> [Exercise inputs]
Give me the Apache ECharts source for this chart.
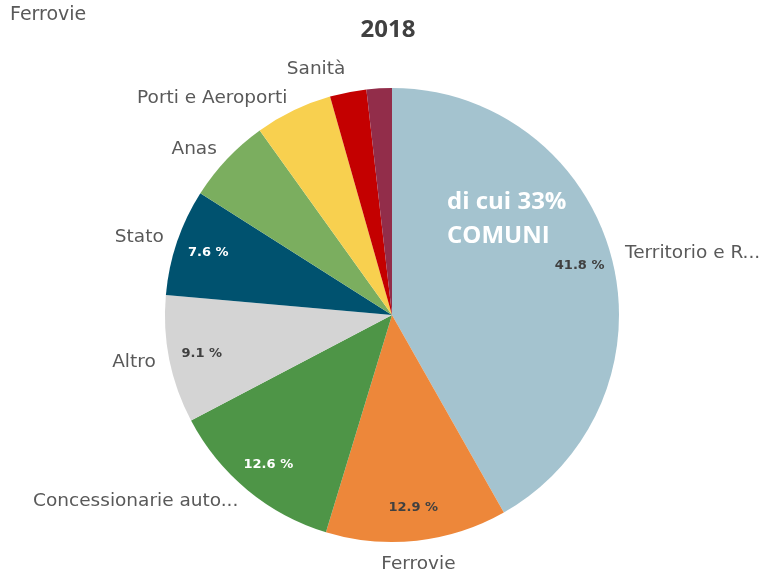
<!DOCTYPE html>
<html><head><meta charset="utf-8">
<script src="https://cdn.jsdelivr.net/npm/echarts@6/dist/echarts.min.js"></script>
<style>html,body{margin:0;padding:0;background:#fff}#c{width:763px;height:579px}</style>
</head><body><div id="c"></div>
<script>
const categories = ["Territorio e R...", "Ferrovie", "Concessionarie auto...", "Altro", "Stato", "Anas", "Porti e Aeroporti", "Sanità", "Altri enti"];
const values = [41.8, 12.9, 12.6, 9.1, 7.6, 6.1, 5.5, 2.6, 1.8];
const colors = ["#a4c3cf", "#ed873a", "#4e9547", "#d4d4d4", "#00526f", "#7bae5f", "#f8d04f", "#c40000", "#922d4a"];
const showName = [true, true, true, true, true, true, true, true, false];
const showPct = [true, true, true, true, true, false, false, false, false];
const pctColor = ["#404040", "#404040", "#ffffff", "#404040", "#ffffff", "#fff", "#fff", "#fff", "#fff"];

const CX = 392, CY = 315, R = 227, GAP = 14;
const LABEL_FONT = 'DejaVu Sans';
const total = values.reduce((a, b) => a + b, 0);
const midAngles = [];
let acc = 0;
values.forEach(v => { midAngles.push((acc + v / 2) / total * 2 * Math.PI); acc += v; });

const chart = echarts.init(document.getElementById('c'));
chart.setOption({
  animation: false,
  title: { text: '2018', left: 383, top: 13, textAlign: 'center',
    textStyle: { fontFamily: 'Open Sans', fontWeight: 'bold', fontSize: 24, color: '#404040' } },
  graphic: [
    { type: 'text', x: 10, y: 6, z: 100, style: { text: 'Ferrovie', font: '19px "DejaVu Sans"', fill: '#595959' } },
    { type: 'text', x: 447, y: 185, z: 100, style: { text: 'di cui 33%\nCOMUNI', font: 'bold 24px "Open Sans"', lineHeight: 34, fill: '#ffffff', align: 'left', verticalAlign: 'top' } }
  ],
  series: [
    {
      type: 'pie', center: [CX, CY], radius: [0, R], startAngle: 90, clockwise: true,
      silent: true, labelLine: { show: false },
      data: categories.map((c, i) => ({ name: c, value: values[i], itemStyle: { color: colors[i] },
        label: { show: showName[i] } })),
      label: { position: 'outside', fontFamily: LABEL_FONT, fontSize: 18.5, color: '#595959', formatter: '{b}', overflow: 'none', width: 300 },
      labelLayout: function (p) {
        const a = midAngles[p.dataIndex];
        const ux = Math.sin(a), uy = -Math.cos(a);
        const x = CX + ux * (R + GAP), y = CY + uy * (R + GAP);
        const align = Math.abs(ux) < 0.15 ? 'center' : (ux > 0 ? 'left' : 'right');
        const va = uy > 0.95 ? 'top' : (uy < -0.95 ? 'bottom' : 'middle');
        return { x: x, y: y, align: align, verticalAlign: va };
      }
    },
    {
      type: 'pie', center: [CX, CY], radius: [155, R], startAngle: 90, clockwise: true,
      silent: true, labelLine: { show: false },
      data: categories.map((c, i) => ({ name: c, value: values[i], itemStyle: { color: 'rgba(0,0,0,0)' },
        label: { show: showPct[i], color: pctColor[i] } })),
      label: { position: 'inside', fontFamily: LABEL_FONT, fontSize: 13, fontWeight: 'bold',
        formatter: p => p.value.toFixed(1) + ' %' }
    }
  ]
});
</script></body></html>
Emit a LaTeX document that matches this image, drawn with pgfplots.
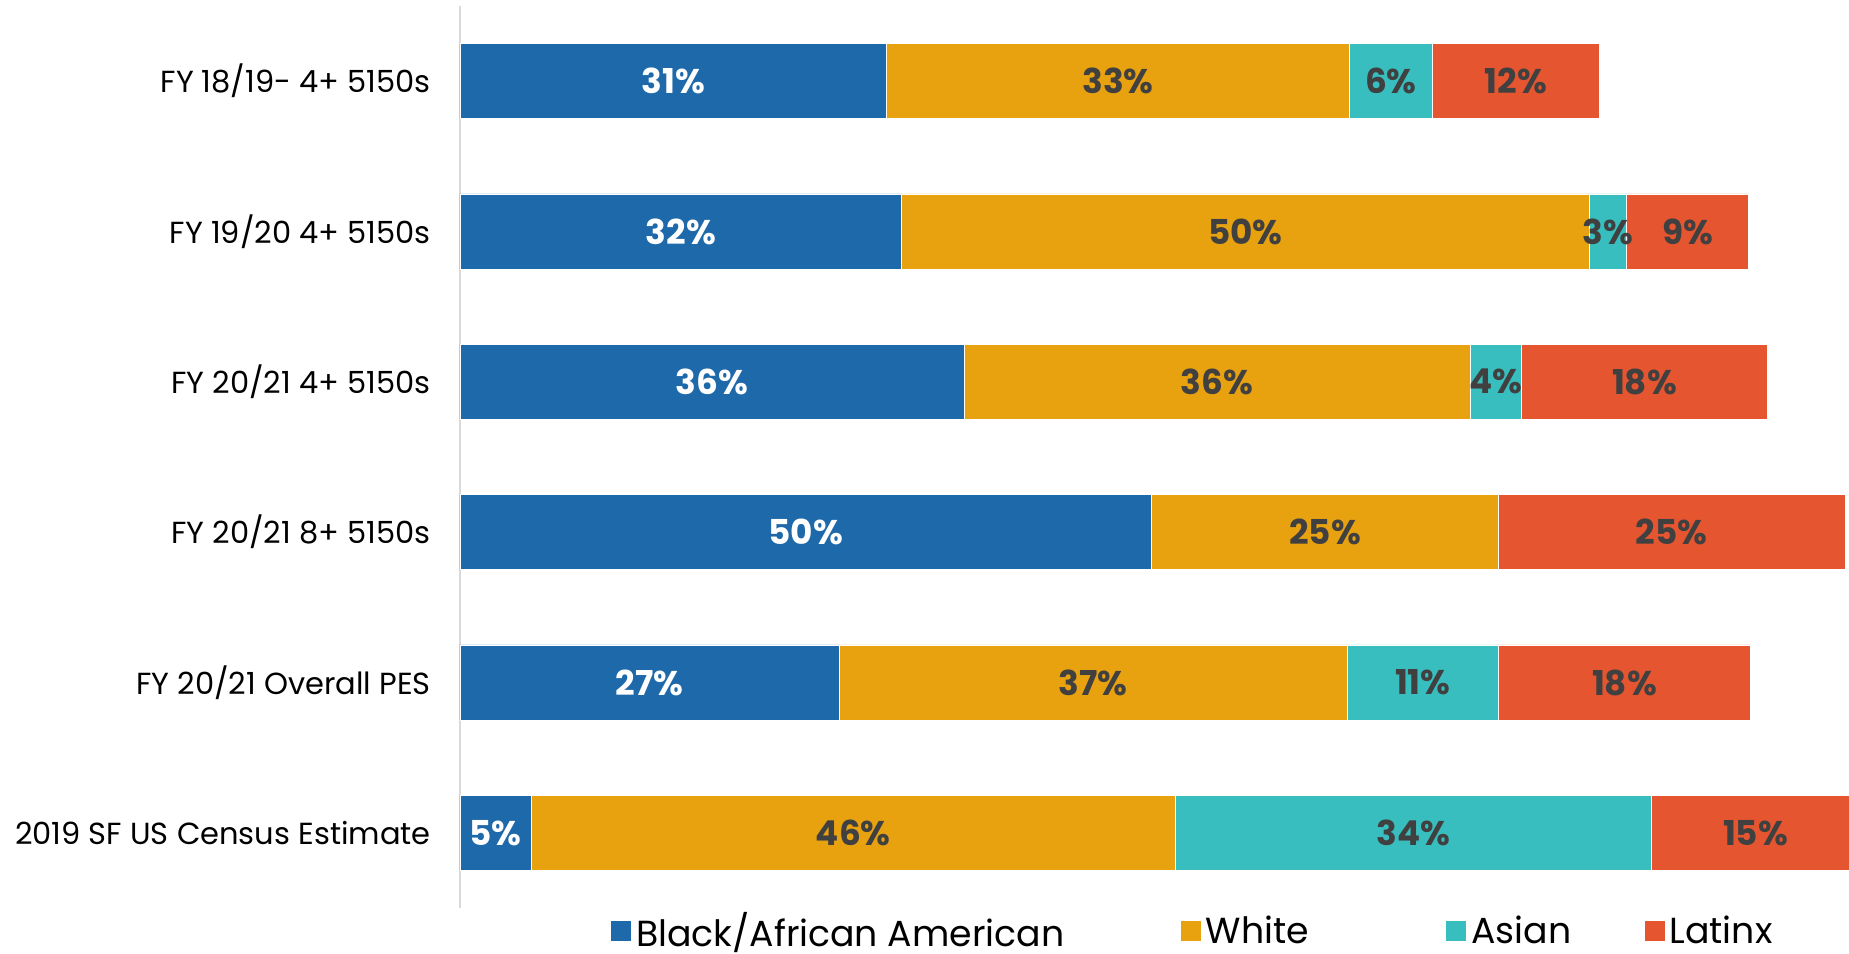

> [Written task]
Return all of the data exactly as written, and drop the pictures.

> [Response to this task]
Give me the Apache ECharts source for this chart.
<!DOCTYPE html>
<html><head><meta charset="utf-8">
<script src="https://cdn.jsdelivr.net/npm/echarts@6/dist/echarts.min.js"></script>
<style>html,body{margin:0;padding:0;background:#fff}#c{width:763px;height:579px}</style>
</head><body><div id="c"></div>
<script>
const categories = ["Territorio e R...", "Ferrovie", "Concessionarie auto...", "Altro", "Stato", "Anas", "Porti e Aeroporti", "Sanità", "Altri enti"];
const values = [41.8, 12.9, 12.6, 9.1, 7.6, 6.1, 5.5, 2.6, 1.8];
const colors = ["#a4c3cf", "#ed873a", "#4e9547", "#d4d4d4", "#00526f", "#7bae5f", "#f8d04f", "#c40000", "#922d4a"];
const showName = [true, true, true, true, true, true, true, true, false];
const showPct = [true, true, true, true, true, false, false, false, false];
const pctColor = ["#404040", "#404040", "#ffffff", "#404040", "#ffffff", "#fff", "#fff", "#fff", "#fff"];

const CX = 392, CY = 315, R = 227, GAP = 14;
const LABEL_FONT = 'DejaVu Sans';
const total = values.reduce((a, b) => a + b, 0);
const midAngles = [];
let acc = 0;
values.forEach(v => { midAngles.push((acc + v / 2) / total * 2 * Math.PI); acc += v; });

const chart = echarts.init(document.getElementById('c'));
chart.setOption({
  animation: false,
  title: { text: '2018', left: 383, top: 13, textAlign: 'center',
    textStyle: { fontFamily: 'Open Sans', fontWeight: 'bold', fontSize: 24, color: '#404040' } },
  graphic: [
    { type: 'text', x: 10, y: 6, z: 100, style: { text: 'Ferrovie', font: '19px "DejaVu Sans"', fill: '#595959' } },
    { type: 'text', x: 447, y: 185, z: 100, style: { text: 'di cui 33%\nCOMUNI', font: 'bold 24px "Open Sans"', lineHeight: 34, fill: '#ffffff', align: 'left', verticalAlign: 'top' } }
  ],
  series: [
    {
      type: 'pie', center: [CX, CY], radius: [0, R], startAngle: 90, clockwise: true,
      silent: true, labelLine: { show: false },
      data: categories.map((c, i) => ({ name: c, value: values[i], itemStyle: { color: colors[i] },
        label: { show: showName[i] } })),
      label: { position: 'outside', fontFamily: LABEL_FONT, fontSize: 18.5, color: '#595959', formatter: '{b}', overflow: 'none', width: 300 },
      labelLayout: function (p) {
        const a = midAngles[p.dataIndex];
        const ux = Math.sin(a), uy = -Math.cos(a);
        const x = CX + ux * (R + GAP), y = CY + uy * (R + GAP);
        const align = Math.abs(ux) < 0.15 ? 'center' : (ux > 0 ? 'left' : 'right');
        const va = uy > 0.95 ? 'top' : (uy < -0.95 ? 'bottom' : 'middle');
        return { x: x, y: y, align: align, verticalAlign: va };
      }
    },
    {
      type: 'pie', center: [CX, CY], radius: [155, R], startAngle: 90, clockwise: true,
      silent: true, labelLine: { show: false },
      data: categories.map((c, i) => ({ name: c, value: values[i], itemStyle: { color: 'rgba(0,0,0,0)' },
        label: { show: showPct[i], color: pctColor[i] } })),
      label: { position: 'inside', fontFamily: LABEL_FONT, fontSize: 13, fontWeight: 'bold',
        formatter: p => p.value.toFixed(1) + ' %' }
    }
  ]
});
</script></body></html>
Emit a LaTeX document that matches this image, drawn with pgfplots.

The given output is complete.